Your task is to reproduce, verbatim and without pictures, the lines from the opening of the listing through the line containing "epochs = list(range(0, 15000, 100))".

[begin Given data]

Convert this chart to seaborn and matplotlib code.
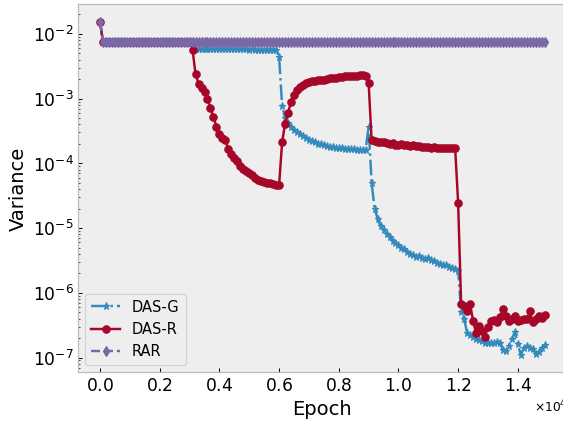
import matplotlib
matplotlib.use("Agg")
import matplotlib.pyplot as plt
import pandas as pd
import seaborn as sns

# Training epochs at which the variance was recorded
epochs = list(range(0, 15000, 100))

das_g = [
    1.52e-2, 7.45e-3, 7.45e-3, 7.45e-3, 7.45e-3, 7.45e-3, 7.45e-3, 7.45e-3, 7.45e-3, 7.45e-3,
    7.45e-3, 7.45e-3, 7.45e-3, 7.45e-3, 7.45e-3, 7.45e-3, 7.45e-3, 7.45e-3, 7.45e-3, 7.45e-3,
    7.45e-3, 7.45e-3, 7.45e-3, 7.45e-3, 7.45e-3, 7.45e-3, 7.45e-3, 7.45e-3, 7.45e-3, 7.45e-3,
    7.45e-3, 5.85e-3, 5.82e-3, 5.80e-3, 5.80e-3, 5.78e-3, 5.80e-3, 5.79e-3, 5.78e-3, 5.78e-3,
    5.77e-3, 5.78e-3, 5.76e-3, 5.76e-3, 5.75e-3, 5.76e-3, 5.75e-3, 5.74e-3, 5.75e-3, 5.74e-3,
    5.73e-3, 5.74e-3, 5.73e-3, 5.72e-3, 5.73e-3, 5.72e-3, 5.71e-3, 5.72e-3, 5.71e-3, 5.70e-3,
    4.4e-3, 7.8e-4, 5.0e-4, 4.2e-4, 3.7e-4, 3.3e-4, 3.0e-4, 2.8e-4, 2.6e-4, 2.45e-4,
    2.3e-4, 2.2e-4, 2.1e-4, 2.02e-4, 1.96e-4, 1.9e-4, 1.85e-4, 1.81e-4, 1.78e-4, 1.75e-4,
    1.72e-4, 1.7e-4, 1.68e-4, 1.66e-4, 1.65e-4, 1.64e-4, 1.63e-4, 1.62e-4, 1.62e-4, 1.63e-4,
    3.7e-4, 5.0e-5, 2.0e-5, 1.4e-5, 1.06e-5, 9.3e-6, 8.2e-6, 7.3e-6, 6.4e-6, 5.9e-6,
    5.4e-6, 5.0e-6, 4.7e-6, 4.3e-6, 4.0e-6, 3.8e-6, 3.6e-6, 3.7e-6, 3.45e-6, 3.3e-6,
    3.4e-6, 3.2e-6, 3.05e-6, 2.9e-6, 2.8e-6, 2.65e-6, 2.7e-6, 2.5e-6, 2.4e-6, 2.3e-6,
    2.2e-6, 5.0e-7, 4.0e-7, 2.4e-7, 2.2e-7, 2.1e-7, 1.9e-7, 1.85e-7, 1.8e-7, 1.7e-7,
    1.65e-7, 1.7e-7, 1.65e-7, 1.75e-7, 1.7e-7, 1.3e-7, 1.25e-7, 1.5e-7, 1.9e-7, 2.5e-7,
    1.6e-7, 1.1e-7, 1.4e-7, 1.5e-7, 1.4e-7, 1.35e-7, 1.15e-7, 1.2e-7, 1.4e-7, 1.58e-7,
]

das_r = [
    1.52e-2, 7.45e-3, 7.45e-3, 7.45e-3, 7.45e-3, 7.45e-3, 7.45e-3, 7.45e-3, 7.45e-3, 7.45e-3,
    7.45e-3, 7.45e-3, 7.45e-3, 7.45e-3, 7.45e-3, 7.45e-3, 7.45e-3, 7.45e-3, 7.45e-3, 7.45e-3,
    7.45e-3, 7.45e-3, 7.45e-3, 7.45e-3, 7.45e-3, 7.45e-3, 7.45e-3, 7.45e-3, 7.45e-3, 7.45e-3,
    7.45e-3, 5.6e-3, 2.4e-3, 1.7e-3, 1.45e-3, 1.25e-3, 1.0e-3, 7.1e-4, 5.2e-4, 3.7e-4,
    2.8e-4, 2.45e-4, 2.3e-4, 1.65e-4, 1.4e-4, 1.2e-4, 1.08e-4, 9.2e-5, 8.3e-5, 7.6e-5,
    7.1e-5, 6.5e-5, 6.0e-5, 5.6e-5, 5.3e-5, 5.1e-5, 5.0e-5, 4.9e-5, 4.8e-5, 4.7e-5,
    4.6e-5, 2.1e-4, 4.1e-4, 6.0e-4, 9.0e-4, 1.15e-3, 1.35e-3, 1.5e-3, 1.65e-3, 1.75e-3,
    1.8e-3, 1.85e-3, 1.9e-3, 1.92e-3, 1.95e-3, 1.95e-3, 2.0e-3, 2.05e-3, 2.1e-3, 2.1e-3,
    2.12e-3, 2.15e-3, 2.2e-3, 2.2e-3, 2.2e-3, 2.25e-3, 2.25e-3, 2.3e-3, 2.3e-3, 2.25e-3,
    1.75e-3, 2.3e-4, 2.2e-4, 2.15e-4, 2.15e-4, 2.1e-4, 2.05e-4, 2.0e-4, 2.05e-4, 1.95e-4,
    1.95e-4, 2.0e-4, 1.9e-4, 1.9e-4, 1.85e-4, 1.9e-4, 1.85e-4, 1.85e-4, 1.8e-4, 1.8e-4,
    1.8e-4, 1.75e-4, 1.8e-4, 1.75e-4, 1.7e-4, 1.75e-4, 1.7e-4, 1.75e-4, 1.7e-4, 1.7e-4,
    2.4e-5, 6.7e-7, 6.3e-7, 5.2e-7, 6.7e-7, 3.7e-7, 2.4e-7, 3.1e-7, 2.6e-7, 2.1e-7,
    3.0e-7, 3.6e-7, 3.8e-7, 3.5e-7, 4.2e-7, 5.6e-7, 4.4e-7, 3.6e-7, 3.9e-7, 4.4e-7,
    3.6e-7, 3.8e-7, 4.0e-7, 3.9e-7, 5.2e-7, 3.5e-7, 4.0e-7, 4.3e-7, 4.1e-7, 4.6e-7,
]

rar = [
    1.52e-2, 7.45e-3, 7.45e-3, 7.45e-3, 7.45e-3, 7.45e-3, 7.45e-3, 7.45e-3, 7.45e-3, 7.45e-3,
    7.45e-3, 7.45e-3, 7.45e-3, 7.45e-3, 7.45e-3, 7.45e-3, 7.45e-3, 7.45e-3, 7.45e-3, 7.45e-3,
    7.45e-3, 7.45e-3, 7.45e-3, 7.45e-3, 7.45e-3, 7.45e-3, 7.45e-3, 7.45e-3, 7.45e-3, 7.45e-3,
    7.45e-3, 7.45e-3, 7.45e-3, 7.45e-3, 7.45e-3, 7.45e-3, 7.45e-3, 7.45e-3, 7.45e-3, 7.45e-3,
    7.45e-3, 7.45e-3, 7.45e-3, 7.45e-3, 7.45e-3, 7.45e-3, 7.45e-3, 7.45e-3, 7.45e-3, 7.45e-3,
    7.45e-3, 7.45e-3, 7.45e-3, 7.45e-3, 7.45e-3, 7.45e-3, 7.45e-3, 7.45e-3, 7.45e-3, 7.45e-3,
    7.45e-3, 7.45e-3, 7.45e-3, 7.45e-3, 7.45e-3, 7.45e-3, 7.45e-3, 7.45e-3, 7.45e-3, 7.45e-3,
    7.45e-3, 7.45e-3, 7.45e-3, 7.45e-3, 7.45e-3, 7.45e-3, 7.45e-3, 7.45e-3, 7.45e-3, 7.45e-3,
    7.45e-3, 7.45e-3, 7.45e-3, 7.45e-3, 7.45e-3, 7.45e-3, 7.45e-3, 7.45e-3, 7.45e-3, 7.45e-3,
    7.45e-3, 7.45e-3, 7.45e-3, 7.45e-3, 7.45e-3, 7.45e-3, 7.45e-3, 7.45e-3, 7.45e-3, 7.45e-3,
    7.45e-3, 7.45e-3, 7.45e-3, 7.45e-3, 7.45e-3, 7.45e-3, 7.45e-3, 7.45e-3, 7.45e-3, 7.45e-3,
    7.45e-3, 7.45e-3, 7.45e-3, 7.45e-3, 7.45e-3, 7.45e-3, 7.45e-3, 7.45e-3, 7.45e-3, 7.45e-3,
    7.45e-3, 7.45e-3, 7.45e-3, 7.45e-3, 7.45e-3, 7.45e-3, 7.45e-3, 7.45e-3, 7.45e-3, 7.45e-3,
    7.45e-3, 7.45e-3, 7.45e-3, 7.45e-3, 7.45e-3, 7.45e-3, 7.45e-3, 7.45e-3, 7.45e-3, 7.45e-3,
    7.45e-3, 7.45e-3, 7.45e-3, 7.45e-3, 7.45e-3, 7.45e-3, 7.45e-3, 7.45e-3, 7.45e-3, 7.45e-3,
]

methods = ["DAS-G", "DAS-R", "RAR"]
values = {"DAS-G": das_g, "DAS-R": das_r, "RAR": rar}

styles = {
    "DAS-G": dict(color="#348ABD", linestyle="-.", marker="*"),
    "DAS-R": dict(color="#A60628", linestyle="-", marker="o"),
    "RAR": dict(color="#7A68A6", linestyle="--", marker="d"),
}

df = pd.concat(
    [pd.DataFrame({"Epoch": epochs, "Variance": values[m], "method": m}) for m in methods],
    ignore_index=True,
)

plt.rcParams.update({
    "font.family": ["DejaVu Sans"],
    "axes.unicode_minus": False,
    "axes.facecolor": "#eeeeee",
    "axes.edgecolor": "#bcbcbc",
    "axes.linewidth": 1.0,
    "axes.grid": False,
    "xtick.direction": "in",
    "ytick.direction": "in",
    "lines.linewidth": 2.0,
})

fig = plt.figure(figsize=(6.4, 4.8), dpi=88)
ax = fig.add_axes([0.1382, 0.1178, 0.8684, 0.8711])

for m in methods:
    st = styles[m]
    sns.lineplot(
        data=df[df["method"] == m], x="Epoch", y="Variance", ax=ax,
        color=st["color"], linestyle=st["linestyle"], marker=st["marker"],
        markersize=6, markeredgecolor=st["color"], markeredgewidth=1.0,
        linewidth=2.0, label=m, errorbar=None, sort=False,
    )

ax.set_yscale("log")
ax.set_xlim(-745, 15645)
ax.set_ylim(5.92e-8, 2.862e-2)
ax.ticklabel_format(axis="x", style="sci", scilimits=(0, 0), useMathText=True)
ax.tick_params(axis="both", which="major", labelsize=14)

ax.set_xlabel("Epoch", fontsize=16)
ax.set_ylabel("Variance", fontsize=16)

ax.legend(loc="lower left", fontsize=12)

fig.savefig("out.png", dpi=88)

[end Given data]

> [Response]:
Convert this chart to seaborn and matplotlib code.
import matplotlib
matplotlib.use("Agg")
import matplotlib.pyplot as plt
import pandas as pd
import seaborn as sns

# Training epochs at which the variance was recorded
epochs = list(range(0, 15000, 100))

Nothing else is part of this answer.